Food Stamps

Understanding Food Stamps

Anyone can apply for food stamps (commonly known as SNAP or Supplemental Nutrition Assistance Program). To get food stamps, you and the other people in your household must meet certain conditions: Everyone who is applying in your household must have or apply for a Social Security number and be either a U.S. citizen, U.S. national or have status as a qualified alien.

An Overview of SNAP Food Stamps

Across the nation, food stamps benefits packages are available to qualifying low-income families and individuals. This program is available in every state, and it is designed to help fight hunger on a national scale. While colloquially referred to as food stamps or food assistance, the initiative’s official name is the Supplemental Nutrition Assistance Program (SNAP).

Even though SNAP food benefits are offered across the country, individual states manage their own versions of the program. These local agencies work in conjunction with the United States Department of Agriculture Food and Nutrition Service (FNS) to create high-quality programs for beneficiaries.

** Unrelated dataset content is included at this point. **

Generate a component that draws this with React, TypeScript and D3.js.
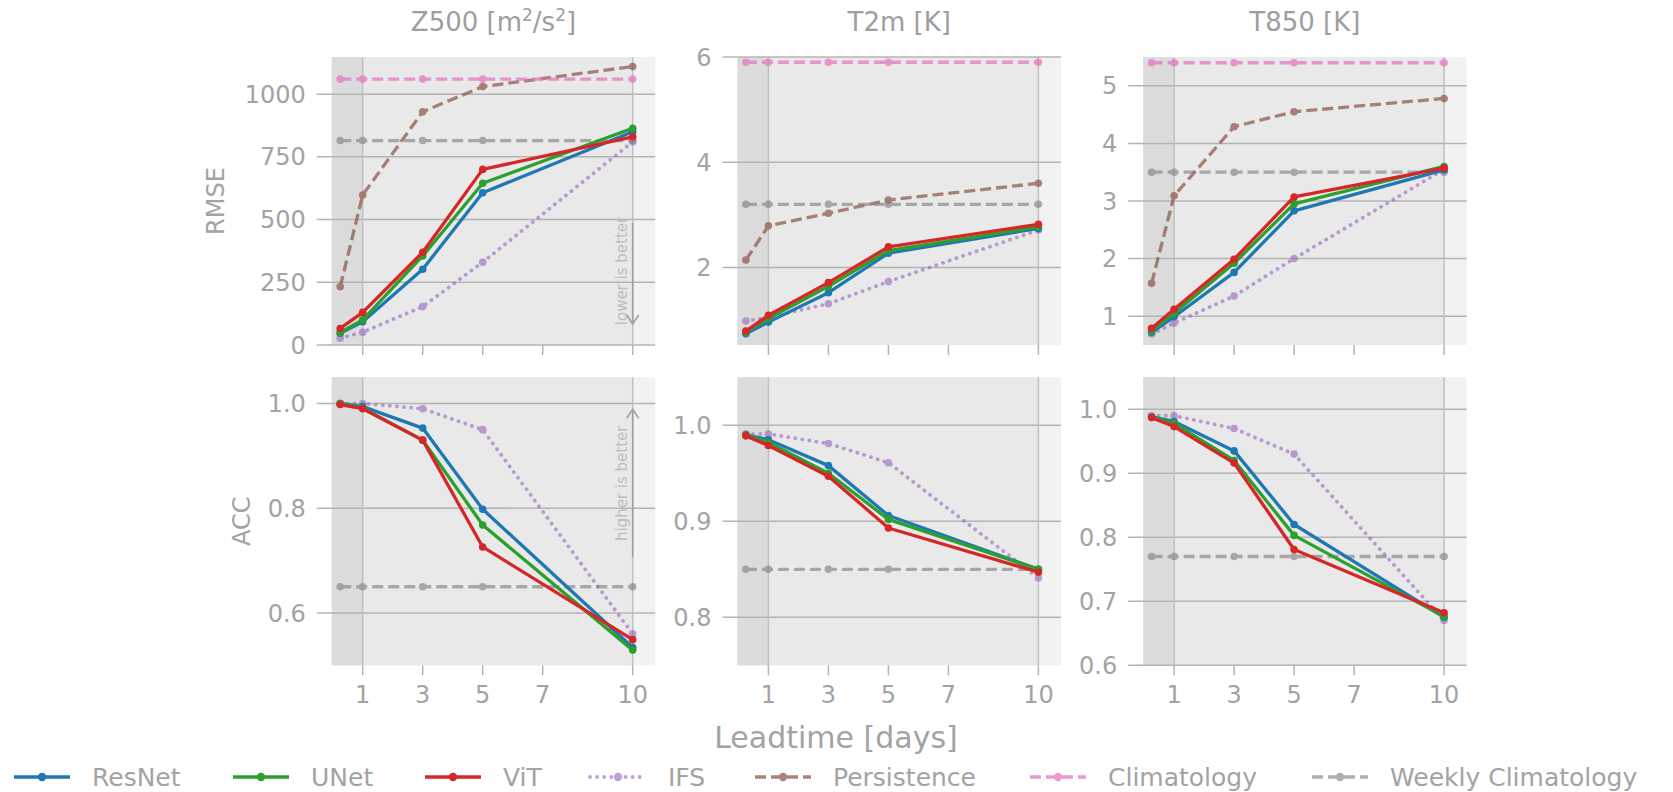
import React from 'react';
import * as d3 from 'd3';

// ---------- data ----------
const leadtimes = [0.25, 1, 3, 5, 10];
const xTicks = [1, 3, 5, 7, 10];
const variableNames = ['Z500', 'T2m', 'T850'];
const metricNames = ['RMSE', 'ACC'];
const seriesNames = ['ResNet', 'UNet', 'ViT', 'IFS', 'Persistence', 'Climatology', 'Weekly Climatology'];

// RMSE, rows = Z500, T2m, T850
const rmseResNet = [[47, 93, 302, 607, 850], [0.74, 0.96, 1.52, 2.27, 2.74], [0.72, 0.99, 1.76, 2.83, 3.54]];
const rmseUNet = [[50, 100, 355, 645, 864], [0.77, 1.03, 1.64, 2.32, 2.77], [0.74, 1.05, 1.92, 2.95, 3.6]];
const rmseViT = [[66, 130, 370, 700, 830], [0.79, 1.09, 1.71, 2.39, 2.82], [0.79, 1.12, 1.99, 3.07, 3.57]];
const rmseIFS = [[27, 51, 153, 330, 810], [0.98, 1.05, 1.31, 1.73, 2.71], [0.69, 0.88, 1.35, 2.0, 3.55]];
const rmsePersistence = [[232, 598, 930, 1030, 1110], [2.14, 2.79, 3.03, 3.28, 3.6], [1.57, 3.09, 4.29, 4.55, 4.78]];
const rmseClimatology = [[1060, 1060, 1060, 1060, 1060], [5.9, 5.9, 5.9, 5.9, 5.9], [5.4, 5.4, 5.4, 5.4, 5.4]];
const rmseWeekly = [[815, 815, 815, 815, 815], [3.2, 3.2, 3.2, 3.2, 3.2], [3.5, 3.5, 3.5, 3.5, 3.5]];

// ACC, rows = Z500, T2m, T850
const accResNet = [[1.0, 0.994, 0.953, 0.798, 0.534], [0.99, 0.985, 0.958, 0.906, 0.85], [0.988, 0.981, 0.935, 0.82, 0.675]];
const accUNet = [[1.0, 0.991, 0.93, 0.768, 0.529], [0.99, 0.982, 0.95, 0.902, 0.85], [0.988, 0.978, 0.92, 0.803, 0.676]];
const accViT = [[0.998, 0.99, 0.93, 0.726, 0.549], [0.989, 0.979, 0.947, 0.893, 0.847], [0.987, 0.973, 0.916, 0.781, 0.682]];
const accIFS = [[1.0, 1.0, 0.99, 0.95, 0.56], [0.991, 0.991, 0.981, 0.961, 0.841], [0.99, 0.99, 0.97, 0.93, 0.67]];
const accWeekly = [[0.65, 0.65, 0.65, 0.65, 0.65], [0.85, 0.85, 0.85, 0.85, 0.85], [0.77, 0.77, 0.77, 0.77, 0.77]];

const rmseDomains = [[0, 1148], [0.525, 6.0], [0.5, 5.5]];
const rmseTicks = [[0, 250, 500, 750, 1000], [2, 4, 6], [1, 2, 3, 4, 5]];
const accDomains = [[0.5, 1.05], [0.75, 1.05], [0.6, 1.05]];
const accTicks = [[0.6, 0.8, 1.0], [0.8, 0.9, 1.0], [0.6, 0.7, 0.8, 0.9, 1.0]];

// ---------- styles ----------
const FONT = 'DejaVu Sans, sans-serif';
const TXT = '#a3a3a3';
const styles: Record<string, { color: string; dash: string | null; opacity: number; width: number; r: number }> = {
  ResNet: { color: '#1f77b4', dash: null, opacity: 1, width: 3.3, r: 3.8 },
  UNet: { color: '#2ca02c', dash: null, opacity: 1, width: 3.3, r: 3.8 },
  ViT: { color: '#d62728', dash: null, opacity: 1, width: 3.3, r: 3.8 },
  IFS: { color: '#9467bd', dash: '0.1 7', opacity: 0.6, width: 3.8, r: 3.8 },
  Persistence: { color: '#8c564b', dash: '11 5', opacity: 0.72, width: 3.3, r: 3.8 },
  Climatology: { color: '#e377c2', dash: '11 5', opacity: 0.75, width: 3.3, r: 3.8 },
  'Weekly Climatology': { color: '#7f7f7f', dash: '11 5', opacity: 0.62, width: 3.3, r: 3.8 },
};

const X_DOMAIN = [-0.03, 10.75];
const colLeft = [331.8, 737.5, 1143.2];
const panelW = 323.4;
const rowTop = [57, 377.3];
const panelH = 288;

function Series({ name, values, x, y }: any) {
  const st = styles[name];
  const line = d3.line<number>().x((_, i) => x(leadtimes[i])).y((v) => y(v));
  return (
    <g opacity={st.opacity}>
      <path
        d={line(values) || ''}
        fill="none"
        stroke={st.color}
        strokeWidth={st.width}
        strokeDasharray={st.dash || undefined}
        strokeLinecap={name === 'IFS' ? 'round' : 'butt'}
        strokeLinejoin="round"
      />
      {values.map((v: number, i: number) => (
        <circle key={i} cx={x(leadtimes[i])} cy={y(v)} r={st.r} fill={st.color} />
      ))}
    </g>
  );
}

function Panel({ row, col }: { row: number; col: number }) {
  const left = colLeft[col];
  const top = rowTop[row];
  const x = d3.scaleLinear().domain(X_DOMAIN).range([left, left + panelW]);
  const domain = row === 0 ? rmseDomains[col] : accDomains[col];
  const ticks = row === 0 ? rmseTicks[col] : accTicks[col];
  const y = d3.scaleLinear().domain(domain).range([top + panelH, top]);
  const fmt = row === 0 ? d3.format('d') : d3.format('.1f');
  const bottom = top + panelH;

  const series: [string, number[]][] =
    row === 0
      ? [
          ['ResNet', rmseResNet[col]],
          ['UNet', rmseUNet[col]],
          ['ViT', rmseViT[col]],
          ['IFS', rmseIFS[col]],
          ['Persistence', rmsePersistence[col]],
          ['Climatology', rmseClimatology[col]],
          ['Weekly Climatology', rmseWeekly[col]],
        ]
      : [
          ['ResNet', accResNet[col]],
          ['UNet', accUNet[col]],
          ['ViT', accViT[col]],
          ['IFS', accIFS[col]],
          ['Weekly Climatology', accWeekly[col]],
        ];
  const drawOrder = ['IFS', 'Persistence', 'Climatology', 'Weekly Climatology', 'ResNet', 'UNet', 'ViT'];
  const ordered = drawOrder
    .map((n) => series.find((s) => s[0] === n))
    .filter(Boolean) as [string, number[]][];

  const clipId = `clip-${row}-${col}`;
  return (
    <g>
      <defs>
        <clipPath id={clipId}>
          <rect x={left} y={top - 4} width={panelW} height={panelH + 4} />
        </clipPath>
      </defs>
      {/* background regions */}
      <rect x={left} y={top} width={panelW} height={panelH} fill="#f2f2f2" />
      <rect x={left} y={top} width={x(10) - left} height={panelH} fill="#e9e9e9" />
      <rect x={left} y={top} width={x(1) - left} height={panelH} fill="#dcdcdc" />
      {/* gridlines + y ticks */}
      {ticks.map((t) => (
        <g key={t}>
          <line x1={left - 15} x2={left + panelW} y1={y(t)} y2={y(t)} stroke="#b4b4b4" strokeWidth={1.5} />
          <text
            x={left - 26}
            y={y(t)}
            dy="0.36em"
            textAnchor="end"
            fontSize={24}
            fill={TXT}
            fontFamily={FONT}
          >
            {fmt(t)}
          </text>
        </g>
      ))}
      {/* vertical markers at day 1 and day 10 */}
      {[1, 10].map((d) => (
        <line key={d} x1={x(d)} x2={x(d)} y1={top} y2={bottom} stroke="#c0c0c0" strokeWidth={1.5} />
      ))}
      {/* x ticks */}
      {xTicks.map((t) => (
        <g key={t}>
          <line x1={x(t)} x2={x(t)} y1={bottom} y2={bottom + 10} stroke="#b4b4b4" strokeWidth={1.5} />
          {row === 1 && (
            <text x={x(t)} y={bottom + 38} textAnchor="middle" fontSize={24} fill={TXT} fontFamily={FONT}>
              {t}
            </text>
          )}
        </g>
      ))}
      <g clipPath={`url(#${clipId})`}>
        {ordered.map(([n, v]) => (
          <Series key={n} name={n} values={v} x={x} y={y} />
        ))}
      </g>
      {/* annotation */}
      {col === 0 && row === 0 && (
        <g>
          <text
            transform={`translate(${left + 295},${top + 214}) rotate(-90)`}
            textAnchor="middle"
            fontSize={15}
            fill="#bdbdbd"
            fontFamily={FONT}
          >
            lower is better
          </text>
          <line x1={x(10)} x2={x(10)} y1={top + 166} y2={top + 266} stroke="#a0a0a0" strokeWidth={1.6} />
          <path
            d={`M${x(10) - 6},${top + 258} L${x(10)},${top + 267} L${x(10) + 6},${top + 258}`}
            fill="none"
            stroke="#a0a0a0"
            strokeWidth={1.6}
          />
        </g>
      )}
      {col === 0 && row === 1 && (
        <g>
          <text
            transform={`translate(${left + 295},${top + 106}) rotate(-90)`}
            textAnchor="middle"
            fontSize={15}
            fill="#bdbdbd"
            fontFamily={FONT}
          >
            higher is better
          </text>
          <line x1={x(10)} x2={x(10)} y1={top + 33} y2={top + 180} stroke="#a0a0a0" strokeWidth={1.6} />
          <path
            d={`M${x(10) - 6},${top + 41} L${x(10)},${top + 32} L${x(10) + 6},${top + 41}`}
            fill="none"
            stroke="#a0a0a0"
            strokeWidth={1.6}
          />
        </g>
      )}
      {/* titles */}
      {row === 0 && (
        <text x={left + panelW / 2} y={31} textAnchor="middle" fontSize={26} fill="#9e9e9e" fontFamily={FONT}>
          {col === 0 ? (
            <>
              {variableNames[0]} [m
              <tspan dy={-10} fontSize={17}>2</tspan>
              <tspan dy={10}>/s</tspan>
              <tspan dy={-10} fontSize={17}>2</tspan>
              <tspan dy={10}>]</tspan>
            </>
          ) : (
            `${variableNames[col]} [K]`
          )}
        </text>
      )}
      {col === 0 && (
        <text
          transform={`translate(${row === 0 ? 224 : 250},${top + panelH / 2}) rotate(-90)`}
          textAnchor="middle"
          fontSize={24}
          fill={TXT}
          fontFamily={FONT}
        >
          {metricNames[row]}
        </text>
      )}
    </g>
  );
}

const legendStarts = [14, 233, 425, 590, 755, 1030, 1312];

function Legend() {
  const yL = 777;
  return (
    <g>
      {seriesNames.map((n, i) => {
        const st = styles[n];
        const x0 = legendStarts[i];
        return (
          <g key={n}>
            <g opacity={st.opacity}>
              <line
                x1={x0}
                x2={x0 + 56}
                y1={yL}
                y2={yL}
                stroke={st.color}
                strokeWidth={st.width}
                strokeDasharray={st.dash || undefined}
                strokeLinecap={n === 'IFS' ? 'round' : 'butt'}
              />
              <circle cx={x0 + 28} cy={yL} r={4.2} fill={st.color} />
            </g>
            <text x={x0 + 78} y={yL} dy="0.36em" fontSize={25} fill={TXT} fontFamily={FONT}>
              {n}
            </text>
          </g>
        );
      })}
    </g>
  );
}

export default function App() {
  return (
    <svg
      width={1673}
      height={792}
      style={{ position: 'absolute', left: 0, top: 0, background: '#fff' }}
    >
      <rect width={1673} height={792} fill="#fff" />
      {[0, 1].map((r) => [0, 1, 2].map((c) => <Panel key={`${r}-${c}`} row={r} col={c} />))}
      <text x={836} y={748} textAnchor="middle" fontSize={30} fill={TXT} fontFamily={FONT}>
        Leadtime [days]
      </text>
      <Legend />
    </svg>
  );
}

What can I buy with SNAP food stamps?

The FNS and local agencies award SNAP food stamps to families who are unable to afford the costs associated with feeding their households. Most major grocery stores throughout the country accept program benefits, and many independent stores do, too. In general, qualified recipients may use their SNAP food benefits to purchase the following items at participating venues:

  • Dietary staples – Program enrollees may use their food stamps to purchase starchy staples, such as rice, pasta, cereal and bread.
  • Fresh fruit and vegetables – SNAP beneficiaries can use their funds to buy fresh produce at the store.
  • Animal products – Food stamps recipients are also able to use program monies to buy various cuts of meat, poultry, seafood, milk and cheese.

On the other hand, food assistance recipients must remember there are specific products they may not purchase with SNAP. Examples of these items include:

  • Alcohol or tobacco – This means candidates cannot use their SNAP to buy wine, spirits, beer or cigarettes.
  • Pet food or animal feed – While these products are technically for consumption, people cannot eat them. As a result, SNAP food stamps do not cover their costs.
  • Household items – SNAP funds only cover grocery costs. As a result, candidates may not use program dollars to buy paper towels, toilet paper, soap or any other household goods they cannot eat.
  • Premade meals – Food stamps program enrollees may not use their awarded amounts to purchase hot or ready-made meals. This is true even if the candidates buy the food in a grocery store.

How do I use SNAP food stamps benefits?

States will give an EBT card to applicants who are deemed eligible to enroll in their local food stamps programs. An EBT card, which is shorthand for the Electronic Benefits Transfer card, works just like a standard debit or credit card. Candidates may use these at most locations that accept traditional cards. State SNAP departments will mail food stamps recipients these cards once they are admitted into the program. Furthermore, the local agencies will automatically fill enrollees’ cards with program benefits during their allotted times. As a result, beneficiaries may access their funds as soon as they become available.

These EBT cards also make it easier for recipients to check their SNAP food benefits totals in between each purchase. Enrollees may use their receipts of purchase to keep track of their remaining balances, which are printed on the bottom of the papers. On the other hand, beneficiaries can monitor their SNAP benefits remaining totals online.